Your blows make music sweeter far than any steeple’s chime;
But while ye swing your sledges, sing, and let the burden be,
The anchor is the royal king, and royal craftsmen we.
It is the energy of the mind which causes the energy of the muscles. The energy of the contraction of the muscles causes the report of that energy in the voice.
Under Vital Slide we consider the relation of the muscles of respiration to the vocal cords. There are two sets of respiratory muscles, the muscles of inspiration and the muscles of expiration. If the thought requires for expression an increase of vitality in the voice, the muscles of expiration contract more strongly, thus giving greater density to the air in the lungs. The air, being an elastic substance, in seeking egress or relief presses strongly against the vocal cords, which are forced apart with such energy as to give an expression of greater vitality to the tone produced.
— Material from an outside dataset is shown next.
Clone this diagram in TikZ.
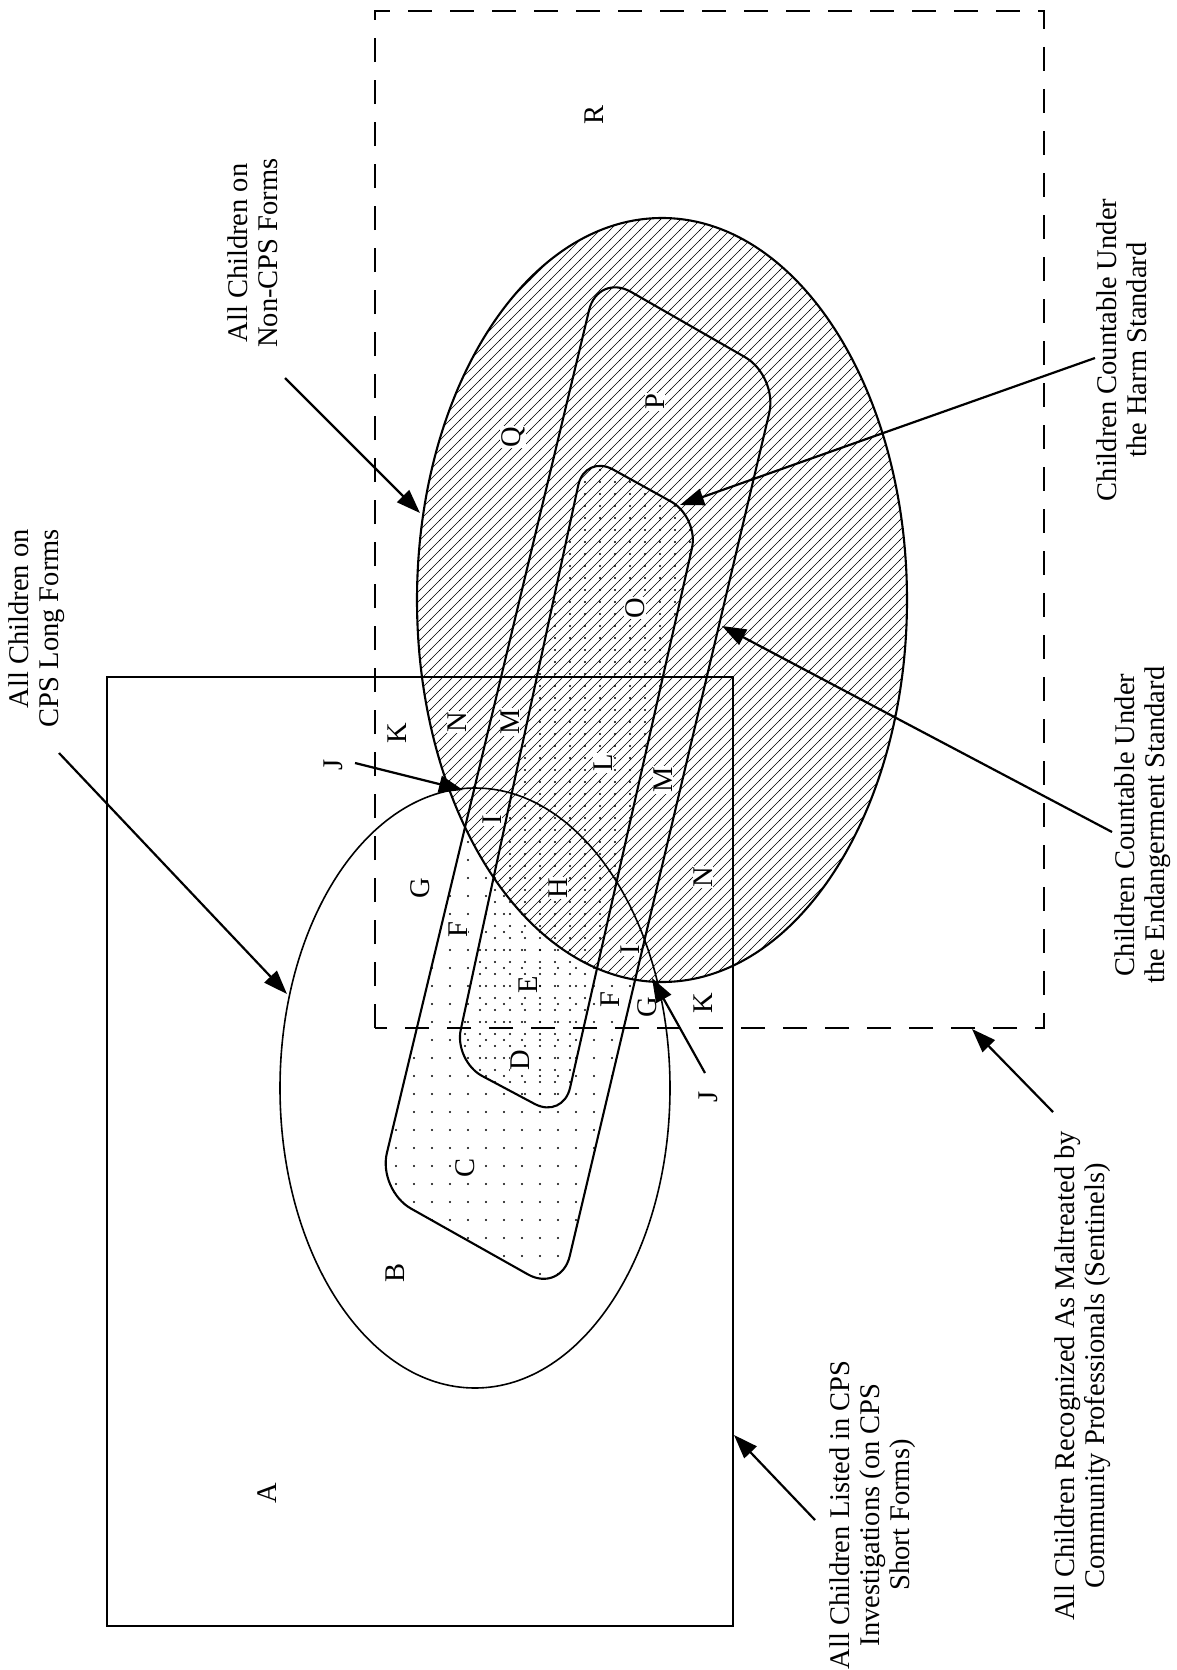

It is not necessary to exert the will consciously on the different muscles which act upon the vocal organs. It is not necessary to call the roll and say, “Triangularis sterni, Diaphragm, Abdominal muscles, Intercostals, contract! Abdominal muscles, you must contract only just enough to overcome the contraction of the diaphragm. Now, all together—one, two, three, contract!” One should not think anything about these muscles. He should be no more conscious of their action than he is of the beating of his heart.
SLIDE IN VOLUME.
In giving Volume of voice, the vocal aperture is made as open as it can be and still have the elements of speech definitely formed; and the vibrating column of air is guided through the aperture without being biased by it. The chief agents which guide the voice through this aperture are the sides of the throat and the tongue in its proper relation to the pharynx, hard palate, and soft palate. When we combine Slide with Volume there must be an exact relation between the contraction of the vocal cords and the proper position and action of these vocal organs.
Freedom of will expressed in volume is that quality of voice which suggests no hindrance, no limitation. The “voice of thunder” is not known by its degree of noise, for it may be so distant as to be only perceptible to the senses, yet it is still recognized as thunder from its illimitable quality, in other words, its volume. Loudness is not a necessary quality of volume, but illimitation is. Listen to the voice of a young martyr, who has been condemned by the Roman emperor to be flung into the amphitheater, there to be devoured by ferocious beasts. Her father, who does not see the truth as she sees it, pleads with her to abjure her faith and worship the old gods. She turns to him and says, “Father, I would, but Christ in me will not.” Light shines in the eyes of the old man as he looks at her and says, “I believe God is in thee.” Her will was absorbed in the divine will, and that divinity spoke through her. Even He who made the world spoke in her voice. The roar of the lion, though terrible, could not drown her tones, though low, devout, and tender.